SHORT EXERCISE: Retype the opening lines of the listing below, ending with the line that contains "const nameLinear = 'Linear Speedup';", and leave out any pictures.

──────── GIVEN MATERIAL ────────

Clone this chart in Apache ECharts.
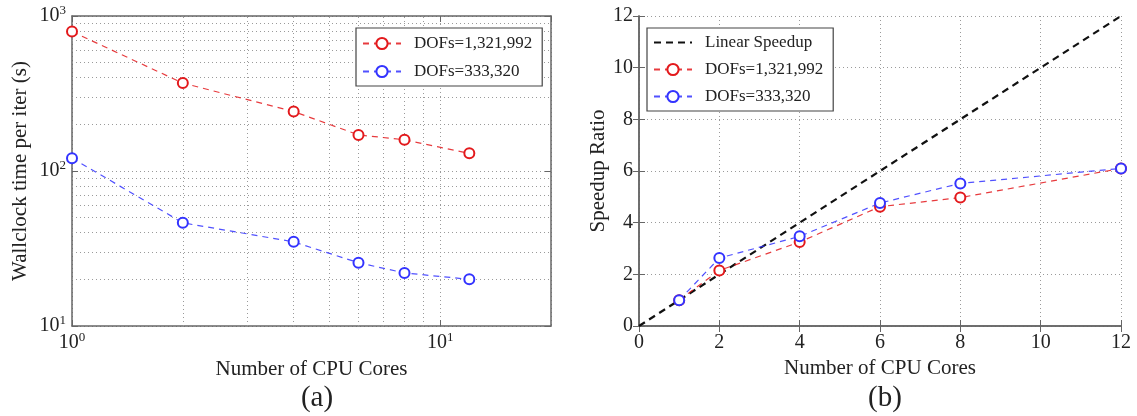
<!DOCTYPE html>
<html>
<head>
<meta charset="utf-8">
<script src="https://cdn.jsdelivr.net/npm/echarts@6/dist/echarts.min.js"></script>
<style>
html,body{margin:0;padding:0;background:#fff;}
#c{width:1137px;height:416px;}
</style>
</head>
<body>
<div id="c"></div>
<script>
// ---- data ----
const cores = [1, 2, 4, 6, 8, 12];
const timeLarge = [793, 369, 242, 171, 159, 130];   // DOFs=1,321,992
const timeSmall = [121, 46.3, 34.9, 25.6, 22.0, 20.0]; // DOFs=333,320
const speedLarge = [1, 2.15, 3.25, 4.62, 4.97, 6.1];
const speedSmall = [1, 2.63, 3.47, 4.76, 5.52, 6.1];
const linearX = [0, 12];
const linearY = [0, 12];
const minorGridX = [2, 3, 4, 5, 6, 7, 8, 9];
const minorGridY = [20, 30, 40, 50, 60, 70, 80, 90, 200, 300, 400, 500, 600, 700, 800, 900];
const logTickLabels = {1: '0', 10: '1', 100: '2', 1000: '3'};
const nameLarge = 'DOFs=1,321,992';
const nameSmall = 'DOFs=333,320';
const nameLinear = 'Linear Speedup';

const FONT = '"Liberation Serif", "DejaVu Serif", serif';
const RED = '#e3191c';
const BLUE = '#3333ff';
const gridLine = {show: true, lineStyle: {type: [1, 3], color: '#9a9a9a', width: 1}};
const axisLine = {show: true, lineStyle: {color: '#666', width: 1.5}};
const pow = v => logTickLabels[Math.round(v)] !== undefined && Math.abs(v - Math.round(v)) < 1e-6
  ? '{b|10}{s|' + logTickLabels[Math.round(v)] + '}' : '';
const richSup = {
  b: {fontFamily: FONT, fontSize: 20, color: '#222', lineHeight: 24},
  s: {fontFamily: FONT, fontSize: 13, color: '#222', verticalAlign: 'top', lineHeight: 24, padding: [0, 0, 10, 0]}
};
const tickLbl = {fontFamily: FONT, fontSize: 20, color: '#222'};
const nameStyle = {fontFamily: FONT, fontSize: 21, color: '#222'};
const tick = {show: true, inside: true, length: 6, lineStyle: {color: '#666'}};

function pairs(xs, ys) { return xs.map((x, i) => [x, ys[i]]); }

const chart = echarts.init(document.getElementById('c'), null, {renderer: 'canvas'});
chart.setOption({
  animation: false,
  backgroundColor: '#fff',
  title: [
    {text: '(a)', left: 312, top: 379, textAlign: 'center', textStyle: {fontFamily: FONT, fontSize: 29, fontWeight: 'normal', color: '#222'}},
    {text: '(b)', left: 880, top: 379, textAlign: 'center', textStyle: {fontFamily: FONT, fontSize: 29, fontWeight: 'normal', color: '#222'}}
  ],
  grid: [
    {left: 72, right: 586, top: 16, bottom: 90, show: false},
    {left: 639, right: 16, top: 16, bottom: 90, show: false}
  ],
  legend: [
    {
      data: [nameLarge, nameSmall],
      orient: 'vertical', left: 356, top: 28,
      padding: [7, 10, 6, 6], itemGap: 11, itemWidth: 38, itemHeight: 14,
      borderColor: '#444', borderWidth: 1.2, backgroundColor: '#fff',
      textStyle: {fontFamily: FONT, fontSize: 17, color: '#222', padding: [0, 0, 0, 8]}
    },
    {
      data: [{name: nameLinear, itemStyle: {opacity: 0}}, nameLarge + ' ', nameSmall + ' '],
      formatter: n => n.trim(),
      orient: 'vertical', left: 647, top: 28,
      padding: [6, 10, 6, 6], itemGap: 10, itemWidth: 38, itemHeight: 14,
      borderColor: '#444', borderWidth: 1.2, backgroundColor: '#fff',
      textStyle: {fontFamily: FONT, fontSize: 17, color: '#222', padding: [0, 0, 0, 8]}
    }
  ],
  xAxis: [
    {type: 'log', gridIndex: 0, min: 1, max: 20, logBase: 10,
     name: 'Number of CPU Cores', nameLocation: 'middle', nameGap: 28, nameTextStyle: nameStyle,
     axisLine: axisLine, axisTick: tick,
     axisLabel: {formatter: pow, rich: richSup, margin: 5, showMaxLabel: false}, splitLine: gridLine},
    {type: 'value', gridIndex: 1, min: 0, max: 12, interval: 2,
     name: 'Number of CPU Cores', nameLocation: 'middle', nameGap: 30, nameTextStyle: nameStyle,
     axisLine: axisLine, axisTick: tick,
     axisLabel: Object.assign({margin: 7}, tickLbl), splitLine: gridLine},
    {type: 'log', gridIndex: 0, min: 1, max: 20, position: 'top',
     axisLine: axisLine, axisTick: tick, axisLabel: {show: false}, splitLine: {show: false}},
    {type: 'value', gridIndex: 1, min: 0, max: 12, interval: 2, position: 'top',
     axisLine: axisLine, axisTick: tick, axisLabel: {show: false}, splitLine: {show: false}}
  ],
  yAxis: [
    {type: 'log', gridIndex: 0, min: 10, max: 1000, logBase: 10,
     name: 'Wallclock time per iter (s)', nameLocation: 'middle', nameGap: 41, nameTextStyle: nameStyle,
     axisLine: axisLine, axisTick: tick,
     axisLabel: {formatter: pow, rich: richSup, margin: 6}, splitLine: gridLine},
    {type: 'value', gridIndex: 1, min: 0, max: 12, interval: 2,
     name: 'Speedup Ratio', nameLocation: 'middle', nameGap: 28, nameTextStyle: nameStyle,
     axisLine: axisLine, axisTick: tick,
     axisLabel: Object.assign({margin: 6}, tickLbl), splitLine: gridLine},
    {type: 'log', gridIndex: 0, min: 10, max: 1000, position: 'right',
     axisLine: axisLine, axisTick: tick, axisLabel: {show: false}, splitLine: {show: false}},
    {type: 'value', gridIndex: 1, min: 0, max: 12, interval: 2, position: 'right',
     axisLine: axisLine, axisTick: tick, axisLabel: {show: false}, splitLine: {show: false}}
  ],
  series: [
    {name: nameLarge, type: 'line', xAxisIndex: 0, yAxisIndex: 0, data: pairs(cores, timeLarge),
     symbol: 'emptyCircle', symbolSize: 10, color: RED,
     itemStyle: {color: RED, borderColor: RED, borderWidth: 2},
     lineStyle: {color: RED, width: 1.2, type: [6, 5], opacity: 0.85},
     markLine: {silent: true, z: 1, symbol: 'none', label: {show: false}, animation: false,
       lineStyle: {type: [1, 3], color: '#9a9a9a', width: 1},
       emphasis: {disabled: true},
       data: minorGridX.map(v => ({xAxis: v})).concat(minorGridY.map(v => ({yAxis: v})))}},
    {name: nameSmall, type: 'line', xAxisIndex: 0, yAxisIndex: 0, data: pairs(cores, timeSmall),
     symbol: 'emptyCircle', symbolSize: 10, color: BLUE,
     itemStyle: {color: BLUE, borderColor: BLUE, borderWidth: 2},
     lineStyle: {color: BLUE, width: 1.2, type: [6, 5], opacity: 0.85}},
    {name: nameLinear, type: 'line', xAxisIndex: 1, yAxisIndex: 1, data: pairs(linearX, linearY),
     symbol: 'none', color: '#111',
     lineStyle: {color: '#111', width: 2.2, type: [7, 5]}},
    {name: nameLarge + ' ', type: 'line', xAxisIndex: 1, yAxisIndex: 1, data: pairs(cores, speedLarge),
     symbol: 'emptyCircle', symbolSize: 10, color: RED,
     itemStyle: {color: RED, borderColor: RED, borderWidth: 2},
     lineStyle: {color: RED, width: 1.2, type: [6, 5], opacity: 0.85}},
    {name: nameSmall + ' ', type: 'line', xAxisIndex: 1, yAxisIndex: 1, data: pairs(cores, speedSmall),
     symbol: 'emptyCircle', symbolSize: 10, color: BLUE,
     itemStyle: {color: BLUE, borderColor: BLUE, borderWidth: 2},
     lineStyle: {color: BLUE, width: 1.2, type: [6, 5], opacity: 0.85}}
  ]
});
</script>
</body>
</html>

────────

RESULT BELOW:
Clone this chart in Apache ECharts.
<!DOCTYPE html>
<html>
<head>
<meta charset="utf-8">
<script src="https://cdn.jsdelivr.net/npm/echarts@6/dist/echarts.min.js"></script>
<style>
html,body{margin:0;padding:0;background:#fff;}
#c{width:1137px;height:416px;}
</style>
</head>
<body>
<div id="c"></div>
<script>
// ---- data ----
const cores = [1, 2, 4, 6, 8, 12];
const timeLarge = [793, 369, 242, 171, 159, 130];   // DOFs=1,321,992
const timeSmall = [121, 46.3, 34.9, 25.6, 22.0, 20.0]; // DOFs=333,320
const speedLarge = [1, 2.15, 3.25, 4.62, 4.97, 6.1];
const speedSmall = [1, 2.63, 3.47, 4.76, 5.52, 6.1];
const linearX = [0, 12];
const linearY = [0, 12];
const minorGridX = [2, 3, 4, 5, 6, 7, 8, 9];
const minorGridY = [20, 30, 40, 50, 60, 70, 80, 90, 200, 300, 400, 500, 600, 700, 800, 900];
const logTickLabels = {1: '0', 10: '1', 100: '2', 1000: '3'};
const nameLarge = 'DOFs=1,321,992';
const nameSmall = 'DOFs=333,320';
const nameLinear = 'Linear Speedup';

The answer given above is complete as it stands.